Mr. Kirkwood suggests that Canadians exhaust other options for U.S. residency, such as family sponsorship or sponsorship by an employer, as it can take a significant amount of time and money to go the EB-5 route. Administrative fees for the EB-5 program can range from $30,000 to $50,000, with legal costs of around $25,000, he says, plus the cost of other professional and financial planning advice.
Entrepreneurs looking to live full-time in the United States, he notes, have other options, such as the E-2 investor visa, which requires a smaller investment in a business – say an outlay of US$150,000 to start a yogurt shop in Florida, for instance – but does not come with a green card and must be renewed periodically.
The principal residence of EB-5 visa holders must be in the United States, Mr. Kirkwood notes. Direct investors are expected to live in the same area as their project, in order to develop and manage the business, while passive investors can live anywhere in the country.

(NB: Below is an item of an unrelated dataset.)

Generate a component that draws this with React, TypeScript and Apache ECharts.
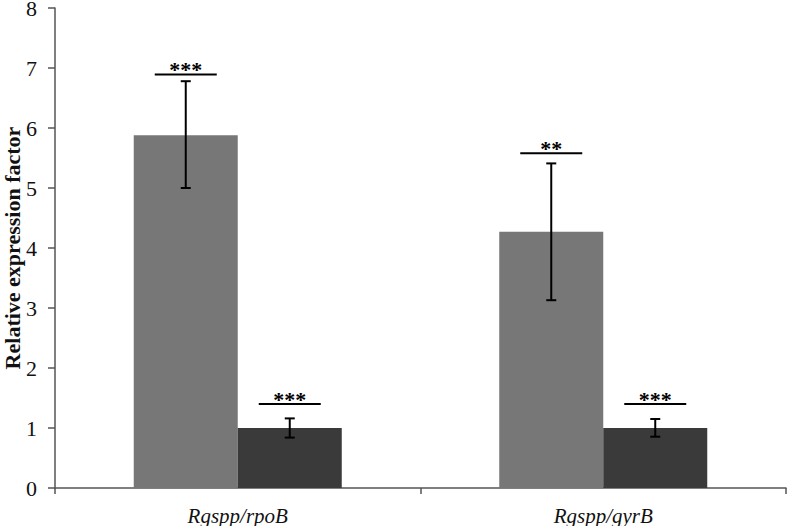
import React, { useEffect, useRef } from "react";
import * as echarts from "echarts";

const categories = ["Rgspp/rpoB", "Rgspp/gyrB"];
const seriesA = [5.88, 4.27];
const seriesB = [1.0, 1.0];
const errA: [number, number][] = [
  [5.0, 6.78],
  [3.13, 5.41],
];
const errB: [number, number][] = [
  [0.84, 1.16],
  [0.855, 1.15],
];
const sigA = [6.89, 5.58];
const sigALabels = ["***", "**"];
const sigB = [1.4, 1.4];
const sigBLabels = ["***", "***"];
const yTicks = [0, 1, 2, 3, 4, 5, 6, 7, 8];

const BAR_W = 104;
const FONT = "Liberation Serif";

export default function App() {
  const ref = useRef<HTMLDivElement>(null);
  useEffect(() => {
    if (!ref.current) return;
    const chart = echarts.init(ref.current, null, { renderer: "svg" });

    const errData: number[][] = [];
    errA.forEach((e, i) => errData.push([i, e[0], e[1], 0]));
    errB.forEach((e, i) => errData.push([i, e[0], e[1], 1]));

    const sigData: number[][] = [];
    const sigLabels: string[] = [];
    sigA.forEach((v, i) => {
      sigData.push([i, v, 0]);
      sigLabels.push(sigALabels[i]);
    });
    sigB.forEach((v, i) => {
      sigData.push([i, v, 1]);
      sigLabels.push(sigBLabels[i]);
    });

    const offset = (s: number) => (s === 0 ? -BAR_W / 2 : BAR_W / 2);

    chart.setOption({
      animation: false,
      backgroundColor: "#ffffff",
      grid: {
        left: 55,
        right: 1,
        top: 8,
        bottom: 38,
        containLabel: false,
        outerBoundsMode: "none",
      },
      xAxis: {
        type: "category",
        data: categories,
        axisLine: { show: true, lineStyle: { color: "#555555", width: 1.5 } },
        axisTick: { show: true, length: 6, lineStyle: { color: "#555555", width: 1.5 } },
        axisLabel: {
          fontFamily: FONT,
          fontStyle: "italic",
          fontSize: 21,
          color: "#111111",
          margin: 17,
        },
      },
      yAxis: {
        type: "value",
        min: yTicks[0],
        max: yTicks[yTicks.length - 1],
        interval: 1,
        name: "Relative expression factor",
        nameLocation: "middle",
        nameRotate: 90,
        nameGap: 32,
        nameMoveOverlap: false,
        nameTextStyle: {
          fontFamily: FONT,
          fontWeight: "bold",
          fontSize: 22,
          color: "#111111",
        },
        axisLine: { show: true, lineStyle: { color: "#555555", width: 1.5 } },
        axisTick: { show: true, length: 7, lineStyle: { color: "#555555", width: 1.5 } },
        axisLabel: {
          fontFamily: FONT,
          fontSize: 22,
          color: "#111111",
          margin: 18,
        },
        splitLine: { show: false },
      },
      series: [
        {
          type: "bar",
          data: seriesA,
          barWidth: BAR_W,
          barGap: "0%",
          itemStyle: { color: "#777777" },
        },
        {
          type: "bar",
          data: seriesB,
          barWidth: BAR_W,
          barGap: "0%",
          itemStyle: { color: "#3a3a3a" },
        },
        {
          type: "custom",
          data: errData,
          z: 10,
          renderItem: (params: any, api: any) => {
            const cat = api.value(0);
            const lo = api.coord([cat, api.value(1)]);
            const hi = api.coord([cat, api.value(2)]);
            const x = lo[0] + offset(api.value(3));
            const cap = 5;
            const style = { stroke: "#000000", lineWidth: 2 };
            return {
              type: "group",
              children: [
                { type: "line", shape: { x1: x, y1: lo[1], x2: x, y2: hi[1] }, style },
                { type: "line", shape: { x1: x - cap, y1: lo[1], x2: x + cap, y2: lo[1] }, style },
                { type: "line", shape: { x1: x - cap, y1: hi[1], x2: x + cap, y2: hi[1] }, style },
              ],
            };
          },
        },
        {
          type: "custom",
          data: sigData,
          z: 10,
          renderItem: (params: any, api: any) => {
            const cat = api.value(0);
            const p = api.coord([cat, api.value(1)]);
            const x = p[0] + offset(api.value(2));
            const half = 31;
            return {
              type: "group",
              children: [
                {
                  type: "line",
                  shape: { x1: x - half, y1: p[1], x2: x + half, y2: p[1] },
                  style: { stroke: "#000000", lineWidth: 2 },
                },
                {
                  type: "text",
                  x: x,
                  y: p[1] + 6,
                  style: {
                    text: sigLabels[params.dataIndex],
                    fontFamily: FONT,
                    fontSize: 22,
                    fontWeight: "bold",
                    fill: "#000000",
                    align: "center",
                    verticalAlign: "bottom",
                  },
                },
              ],
            };
          },
        },
      ],
    });
    return () => chart.dispose();
  }, []);

  return (
    <div
      ref={ref}
      style={{ position: "absolute", left: 0, top: 0, width: 787, height: 526 }}
    />
  );
}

Another motivation for EB-5 investors is attendance at elite universities. For example, it may be easier for the children of EB-5 visa holders to ultimately get into an Ivy League school as a green card holder or dual citizen rather than an international student, and they might qualify for in-state tuition at universities. But Mr. Kirkwood warns that dependent children must be younger than 21 upon the initial program approval to qualify for green cards.